Opposition to Islam apparently now is being considered a legitimate religious belief.
A report from Christian Concern notes that an employment tribunal in the United Kingdom has refused to strike a claim from a Christian electrician.
Brian Walker, 66, charges he was forced out of his job at the North Bristol NHS Trust for his “conservative Christian beliefs” and included his opposition to Islam, multi-culturalism and same-sex marriage.
According to Christian Concern, Walker said he was discriminated again based on his opposition to “the growing influence of Islam in Britain and other countries…”
When asked, the tribunal refused to strike the case.
According to Christian Concern, “At a hearing on 30 November, the trust’s lawyers asked the tribunal to strike out his case on the grounds that his beliefs are ‘not worthy of respect in a democratic society’ and should not be protected by the Equality Act. Barrister Christopher Milsom argued that Mr. Walker’s statement ‘I believe Christianity to be the only true way to God, and I do not want people to harm their souls by believing Islam instead’ proved the extreme intolerance of his beliefs.”
But employment Judge Reed, citing a recent case involving Maya Forstater, whose gender-critical beliefs were found to be protected by the Equality Act, said, “Only beliefs akin to Nazism or espousing totalitarianism would fail to qualify for protection.”
He continued, “It was suggested… that the beliefs were not worthy of respect in a democratic society and were incompatible with human dignity and conflicted with the fundamental rights of others… All that really need be said at this stage is that, in the light of the case of Forstater v CDG Europe, it does not appear that that is a submission that is likely to meet with much success.”
Walker is suing over discrimination, harassment and constructive dismissal after resigning from his job as an electrician following what he described as a “totalitarian” investigation against him.
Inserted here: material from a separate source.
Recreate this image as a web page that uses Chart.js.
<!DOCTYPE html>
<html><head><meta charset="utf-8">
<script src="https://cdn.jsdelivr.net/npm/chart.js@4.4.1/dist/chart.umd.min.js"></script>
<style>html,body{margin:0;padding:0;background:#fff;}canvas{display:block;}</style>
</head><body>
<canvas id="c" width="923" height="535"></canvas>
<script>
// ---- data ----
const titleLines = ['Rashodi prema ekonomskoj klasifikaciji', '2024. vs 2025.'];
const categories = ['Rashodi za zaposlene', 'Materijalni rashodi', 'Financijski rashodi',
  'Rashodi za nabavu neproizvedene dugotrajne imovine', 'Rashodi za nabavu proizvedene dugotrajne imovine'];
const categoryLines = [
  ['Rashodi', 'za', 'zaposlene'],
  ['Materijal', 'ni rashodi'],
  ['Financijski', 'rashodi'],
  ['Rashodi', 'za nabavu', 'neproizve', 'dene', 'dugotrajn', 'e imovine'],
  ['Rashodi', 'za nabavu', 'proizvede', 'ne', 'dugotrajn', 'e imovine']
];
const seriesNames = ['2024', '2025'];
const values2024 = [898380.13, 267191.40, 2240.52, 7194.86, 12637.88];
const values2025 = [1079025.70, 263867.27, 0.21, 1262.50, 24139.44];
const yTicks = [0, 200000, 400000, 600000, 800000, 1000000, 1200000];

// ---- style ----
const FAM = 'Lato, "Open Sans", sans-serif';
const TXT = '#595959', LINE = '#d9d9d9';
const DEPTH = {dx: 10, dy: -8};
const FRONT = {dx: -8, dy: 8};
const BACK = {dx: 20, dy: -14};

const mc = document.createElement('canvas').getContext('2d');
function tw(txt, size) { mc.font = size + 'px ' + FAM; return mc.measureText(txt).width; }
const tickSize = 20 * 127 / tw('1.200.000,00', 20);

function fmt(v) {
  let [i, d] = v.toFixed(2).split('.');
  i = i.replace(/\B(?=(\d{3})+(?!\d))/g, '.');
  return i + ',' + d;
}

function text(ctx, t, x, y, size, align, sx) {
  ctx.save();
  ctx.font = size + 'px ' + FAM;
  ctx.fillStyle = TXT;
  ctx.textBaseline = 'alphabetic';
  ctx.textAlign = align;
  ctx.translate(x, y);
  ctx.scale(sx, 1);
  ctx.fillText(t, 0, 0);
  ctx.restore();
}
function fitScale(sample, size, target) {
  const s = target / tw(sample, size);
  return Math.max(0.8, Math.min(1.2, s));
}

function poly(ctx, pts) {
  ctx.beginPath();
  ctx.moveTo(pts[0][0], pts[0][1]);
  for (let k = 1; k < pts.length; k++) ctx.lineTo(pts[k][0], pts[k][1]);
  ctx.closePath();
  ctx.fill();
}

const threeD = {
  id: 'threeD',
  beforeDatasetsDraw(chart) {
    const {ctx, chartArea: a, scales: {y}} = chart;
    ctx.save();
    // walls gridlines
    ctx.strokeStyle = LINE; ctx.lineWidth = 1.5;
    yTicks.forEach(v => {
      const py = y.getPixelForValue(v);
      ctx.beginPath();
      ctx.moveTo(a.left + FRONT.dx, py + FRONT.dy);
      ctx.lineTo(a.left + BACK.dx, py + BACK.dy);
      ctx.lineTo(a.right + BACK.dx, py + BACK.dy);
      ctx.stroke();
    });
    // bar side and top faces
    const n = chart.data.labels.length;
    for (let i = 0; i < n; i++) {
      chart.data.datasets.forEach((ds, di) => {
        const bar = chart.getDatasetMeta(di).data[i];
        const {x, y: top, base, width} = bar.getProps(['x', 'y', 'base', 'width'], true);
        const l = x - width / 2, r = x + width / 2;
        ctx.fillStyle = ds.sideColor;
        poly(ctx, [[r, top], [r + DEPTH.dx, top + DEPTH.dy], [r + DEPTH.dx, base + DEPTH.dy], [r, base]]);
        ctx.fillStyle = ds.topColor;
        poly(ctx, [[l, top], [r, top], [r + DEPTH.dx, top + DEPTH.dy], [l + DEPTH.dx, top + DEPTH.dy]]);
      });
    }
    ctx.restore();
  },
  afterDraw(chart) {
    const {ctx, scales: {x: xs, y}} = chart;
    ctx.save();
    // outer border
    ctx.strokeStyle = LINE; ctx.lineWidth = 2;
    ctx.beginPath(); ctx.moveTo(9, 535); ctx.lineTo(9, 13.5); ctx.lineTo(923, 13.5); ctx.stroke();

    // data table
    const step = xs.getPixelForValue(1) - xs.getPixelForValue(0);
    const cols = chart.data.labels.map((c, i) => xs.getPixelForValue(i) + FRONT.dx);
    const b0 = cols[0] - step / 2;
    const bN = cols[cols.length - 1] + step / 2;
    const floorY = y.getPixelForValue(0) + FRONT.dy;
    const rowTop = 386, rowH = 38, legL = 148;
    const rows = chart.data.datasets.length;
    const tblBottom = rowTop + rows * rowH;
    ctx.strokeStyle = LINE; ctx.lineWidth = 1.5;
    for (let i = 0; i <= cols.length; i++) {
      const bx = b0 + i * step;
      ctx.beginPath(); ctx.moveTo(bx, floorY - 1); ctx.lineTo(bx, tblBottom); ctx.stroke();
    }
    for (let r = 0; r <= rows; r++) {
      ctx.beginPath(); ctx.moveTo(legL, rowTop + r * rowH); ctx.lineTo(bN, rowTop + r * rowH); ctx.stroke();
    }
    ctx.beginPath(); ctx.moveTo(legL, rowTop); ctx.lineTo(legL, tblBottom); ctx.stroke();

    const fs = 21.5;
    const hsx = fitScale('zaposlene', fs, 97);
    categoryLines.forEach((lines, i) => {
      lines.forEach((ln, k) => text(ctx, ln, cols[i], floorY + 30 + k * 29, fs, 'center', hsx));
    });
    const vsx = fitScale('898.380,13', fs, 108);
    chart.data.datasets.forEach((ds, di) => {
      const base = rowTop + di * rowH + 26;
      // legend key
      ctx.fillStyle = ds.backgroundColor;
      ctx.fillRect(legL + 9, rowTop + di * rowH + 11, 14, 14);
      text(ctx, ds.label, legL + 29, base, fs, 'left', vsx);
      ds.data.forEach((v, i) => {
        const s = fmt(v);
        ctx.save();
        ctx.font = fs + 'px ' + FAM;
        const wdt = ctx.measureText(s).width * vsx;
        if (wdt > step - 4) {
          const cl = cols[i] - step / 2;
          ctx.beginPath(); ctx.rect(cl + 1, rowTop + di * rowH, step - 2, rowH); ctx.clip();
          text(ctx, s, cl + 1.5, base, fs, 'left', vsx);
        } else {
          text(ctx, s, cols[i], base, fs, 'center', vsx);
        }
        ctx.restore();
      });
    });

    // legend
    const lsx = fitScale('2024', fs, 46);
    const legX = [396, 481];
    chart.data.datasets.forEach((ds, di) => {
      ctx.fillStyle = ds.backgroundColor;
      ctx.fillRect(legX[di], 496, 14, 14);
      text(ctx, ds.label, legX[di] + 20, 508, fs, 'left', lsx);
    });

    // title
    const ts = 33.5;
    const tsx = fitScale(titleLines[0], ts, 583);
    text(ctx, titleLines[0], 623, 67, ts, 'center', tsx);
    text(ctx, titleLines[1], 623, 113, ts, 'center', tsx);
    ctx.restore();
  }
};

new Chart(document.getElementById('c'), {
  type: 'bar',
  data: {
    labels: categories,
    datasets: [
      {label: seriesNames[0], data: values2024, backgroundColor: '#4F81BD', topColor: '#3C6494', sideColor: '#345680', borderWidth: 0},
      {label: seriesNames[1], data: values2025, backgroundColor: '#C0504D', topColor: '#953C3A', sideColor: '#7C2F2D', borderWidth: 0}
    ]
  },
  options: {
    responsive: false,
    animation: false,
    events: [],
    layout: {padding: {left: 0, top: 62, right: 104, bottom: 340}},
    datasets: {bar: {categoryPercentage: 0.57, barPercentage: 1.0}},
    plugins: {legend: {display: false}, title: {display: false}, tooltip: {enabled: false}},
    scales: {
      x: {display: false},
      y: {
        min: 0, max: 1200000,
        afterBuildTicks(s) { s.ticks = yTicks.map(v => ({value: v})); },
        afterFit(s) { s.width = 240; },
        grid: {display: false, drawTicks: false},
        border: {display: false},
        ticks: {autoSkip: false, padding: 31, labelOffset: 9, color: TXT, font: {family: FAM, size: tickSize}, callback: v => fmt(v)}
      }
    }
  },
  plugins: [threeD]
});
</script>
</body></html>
Following many months of investigations, reports and hearings within the trust about allegations that Walker made “offensive” comments to colleagues, he was given a final written warning and was required to attend equality training, the report explained.
He said he was treated like a “terrorist” by his bosses.
The full hearing on the fight is scheduled later this year.
Walker explained, “The whole experience has aged me and nearly destroyed my family, but we have carried on and are determined to seek for justice.”
He said, “Christian beliefs, and especially any expressing of them, are being suppressed in the NHS. The argument that my beliefs, which I believe are shared by many, are not worthy of protection under the law must end.”
Andrea Williams, chief executive of the Christian Legal Centre, added, “Brian’s story shows the dangers people face when daring to question or even joke about inclusion and multiculturalism. The fact that NHS lawyers argued that his beliefs are not worthy of respect in a democratic society or protection under the equality act was disturbing. Such a claim equated Brian’s Christian conservative beliefs with neo-Nazism.”
He explained, “In a truly free society we must be able to question and critique each other’s beliefs. In this respect, Brian has been vindicated and the judge has ruled that he was free to question another faith and belief.”